In your notes, write the date, weather (heavy rain can flatten canes and hide edges), and the growth stage (fresh shoots, full leaf, die-back). This can explain differences between visits without anyone feeling misled.
When a professional survey is the safer option
If you are in a sale, purchase, or remortgage, or if knotweed is close to a boundary or structure, measuring it yourself can be a false economy. The real cost is not the tape measure - it is the delay and uncertainty when someone asks for formal evidence.
A specialist survey typically includes measured observations across gardens, beds, boundary lines and neighbouring fence lines, mapped locations, and a photographic record designed for third-party review. It also links the site reality to a structured treatment plan, which is what lenders, solicitors, and cautious buyers want to see: not panic, but controlled risk.
If you need that level of clarity quickly, Japanese Knotweed Group Ltd provides a defined on-site survey with a detailed written report, mapping and extensive photographic evidence, with next-day paperwork and a route into longer-term treatment and a 10-year insurance-backed guarantee - see https://www.knotweedgroup.co.uk.

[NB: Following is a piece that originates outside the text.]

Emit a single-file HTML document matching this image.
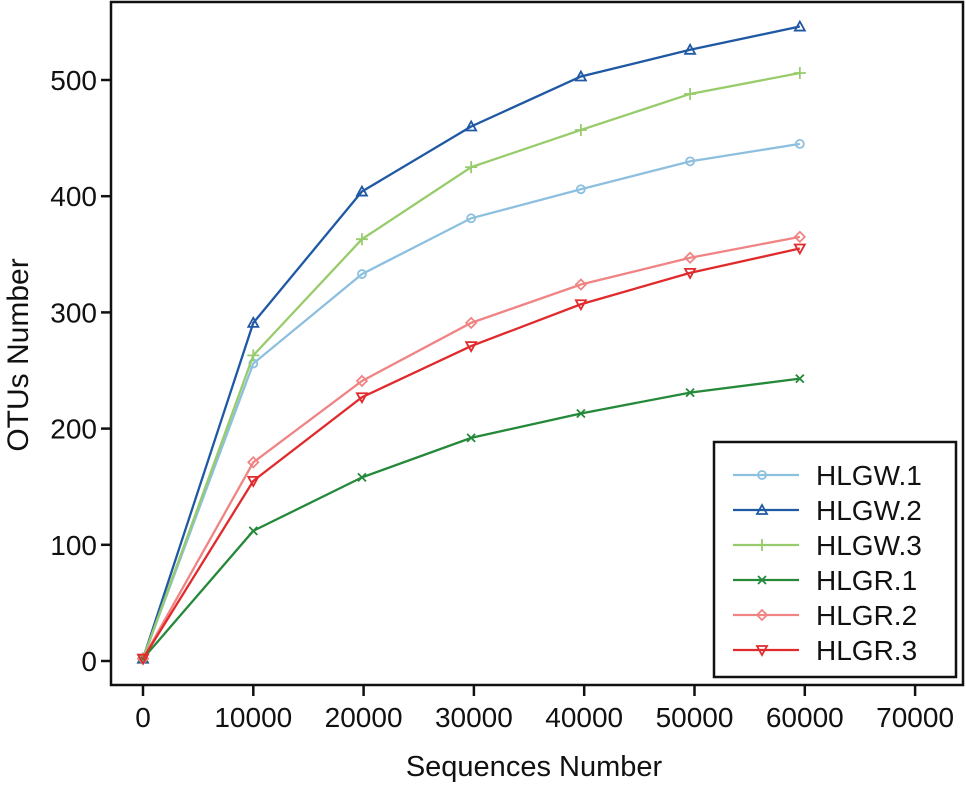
<!DOCTYPE html>
<html><head><meta charset="utf-8"><style>
body{margin:0;background:#fff}
svg text{font-family:"Liberation Sans",Arial,sans-serif;fill:#111}
</style></head><body>
<svg id="chart" width="966" height="783" viewBox="0 0 966 783" xmlns="http://www.w3.org/2000/svg">
<rect x="111" y="2" width="852" height="683" fill="none" stroke="#111" stroke-width="2.5"/>
<g id="axes"></g>
<g id="series"></g>
<text transform="translate(28,355) rotate(-90)" text-anchor="middle" font-size="30">OTUs Number</text>
<text x="534" y="776" text-anchor="middle" font-size="29">Sequences Number</text>
<g id="legend"></g>
</svg>
<script>
const xValues=[0,10000,19850,29750,39700,49600,59550];
const seriesNames=["HLGW.1","HLGW.2","HLGW.3","HLGR.1","HLGR.2","HLGR.3"];
const hlgw1=[2,256,333,381,406,430,445];
const hlgw2=[2,291,404,460,503,526,546];
const hlgw3=[2,263,363,425,457,488,506];
const hlgr1=[2,112,158,192,213,231,243];
const hlgr2=[2,171,241,291,324,347,365];
const hlgr3=[2,155,227,271,307,334,355];
const xTicks=[0,10000,20000,30000,40000,50000,60000,70000];
const yTicks=[0,100,200,300,400,500];
const allSeries=[hlgw1,hlgw2,hlgw3,hlgr1,hlgr2,hlgr3];
const colors=["#8dbfdf","#1f58a3","#98cb6b","#25893a","#f08484","#e02a2c"];
const markers=["circle","tri","plus","x","diamond","tridown"];
const NS="http://www.w3.org/2000/svg";
const sx=v=>143+v*0.01103;
const sy=v=>661-v*1.162;
function mk(tag,attrs,parent){const e=document.createElementNS(NS,tag);for(const k in attrs)e.setAttribute(k,attrs[k]);parent.appendChild(e);return e;}
const axes=document.getElementById('axes');
xTicks.forEach(t=>{
 const l=mk('line',{x1:sx(t),x2:sx(t),y1:685,y2:696,stroke:'#111','stroke-width':2.5},axes);
 
 
 const tx=mk('text',{x:sx(t),y:727,'text-anchor':'middle','font-size':28},axes);tx.textContent=t;
 
 
});
yTicks.forEach(t=>{
 const l=mk('line',{x1:101,x2:111,y1:sy(t),y2:sy(t),stroke:'#111','stroke-width':2.5},axes);
 
 
 const tx=mk('text',{x:97,y:sy(t)+10,'text-anchor':'end','font-size':28},axes);tx.textContent=t;
 
 
});
function marker(type,x,y,c,parent){
 const a={fill:'none',stroke:c,'stroke-width':1.8};let e;
 if(type=='circle')e=mk('circle',Object.assign({cx:x,cy:y,r:4},a),parent);
 else if(type=='tri')e=mk('path',Object.assign({d:`M${x},${y-5}L${x+5},${y+4}L${x-5},${y+4}Z`},a),parent);
 else if(type=='tridown')e=mk('path',Object.assign({d:`M${x},${y+5}L${x+5},${y-4}L${x-5},${y-4}Z`},a),parent);
 else if(type=='plus')e=mk('path',Object.assign({d:`M${x-6},${y}H${x+6}M${x},${y-6}V${y+6}`},a),parent);
 else if(type=='x')e=mk('path',Object.assign({d:`M${x-4},${y-4}L${x+4},${y+4}M${x-4},${y+4}L${x+4},${y-4}`},a),parent);
 else e=mk('path',Object.assign({d:`M${x},${y-5}L${x+5},${y}L${x},${y+5}L${x-5},${y}Z`},a),parent);
 
 
}
const sg=document.getElementById('series');
allSeries.forEach((s,i)=>{
 const g=mk('g',{},sg);
 
 
 const pts=s.map((v,j)=>sx(xValues[j])+','+sy(v)).join(' ');
 mk('polyline',{points:pts,fill:'none',stroke:colors[i],'stroke-width':2.3},g);
 s.forEach((v,j)=>marker(markers[i],sx(xValues[j]),sy(v),colors[i],g));
});
const lg=document.getElementById('legend');
mk('rect',{x:714,y:442,width:242,height:235,fill:'#fff',stroke:'#111','stroke-width':2.5},lg);
seriesNames.forEach((n,i)=>{
 const y=475+i*35;
 const g=mk('g',{},lg);
 
 
 mk('line',{x1:733,x2:799,y1:y,y2:y,stroke:colors[i],'stroke-width':2.3},g);
 marker(markers[i],762,y,colors[i],g);
 const t=mk('text',{x:816,y:y+10,'font-size':28},g);t.textContent=n;
});
</script>
</body></html>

The trade-off: precision versus practicality
It depends what you are trying to achieve. A homeowner baseline measurement can be practical and perfectly adequate for monitoring, as long as it is consistent and evidenced. A transaction-grade measurement needs more than numbers: it needs a clear method, mapped outputs, and language that does not overclaim.
The best approach is to measure what you can see accurately, record the conditions that affect risk, and be honest about limitations. That combination reduces stress because it replaces uncertainty with a plan.
If you are standing in the garden with a tape measure and a sinking feeling, focus on one calm action: establish a clear baseline today that a professional can verify tomorrow. Peace of mind starts with something you can point to, not something you hope is true.